The total $K$-ionization probabilities accompanying the ${\beta }^{+}$ and ${\beta }^{-}$ decays of ${}_{}{}^{64}{}_{}{}^{}\mathrm{Cu}$, $P_K\left({\beta }^{+}\right)$, and $P_K\left({\beta }^{-}\right)$ were determined from coincidence and singles $K$ x-ray spectra of Ni and Zn to be (13.2 ± 0.8) × ${10}^{-4\mathrm{}}$ and (11.9 ± 0.8) × ${10}^{-4\mathrm{}}$, respectively, using a high resolution Si(Li) photon spectrometer. $\frac{P_K\left({\beta }^{+}\right)}{P_K\left({\beta }^{-}\right)}$ was measured directly and independently to be 1.26 ± 0.10, in fair agreement with the ratio of the separate measurements 1.11 ± 0.10. While the average ratio is in agreement with the shaking theory of Isozumi, Shimizu, and Mukoyama, the individual values are a factor of ∼ 1.5 larger than their predictions. A similar approximately twofold excess over the Isozumi, Shimizu, and Mukoyama hydrogenic-wave-function-based predictions has been observed for almost all cases of $K$-shell shaking in ${\beta }^{-}$ decay, and now also for this first reported measurement in ${\beta }^{+}$ decay.

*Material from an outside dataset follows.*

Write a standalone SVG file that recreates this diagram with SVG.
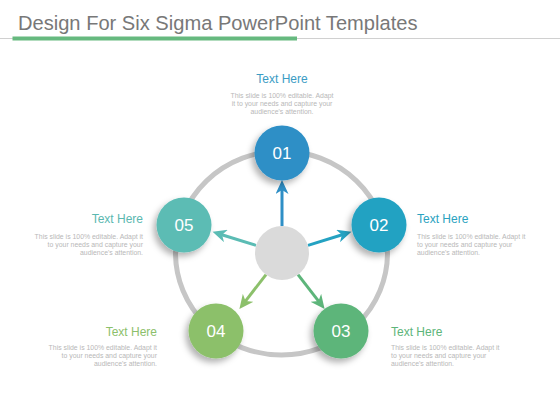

The measured ratio is the first experimental evidence affirming the previously recognized and acknowledged error of a factor of 2 (excess) for shakeoff in ${\beta }^{-}$ decay (but not in ${\beta }^{+}$ decay) in the theory of Law and Campbell. No evidence was found for a postulated Ni $K$ vacancy production mechanism, in which the positron annihilates with a $K$ electron internal to the parent atom, exceeding a few percent of $K$ shaking in positron decay.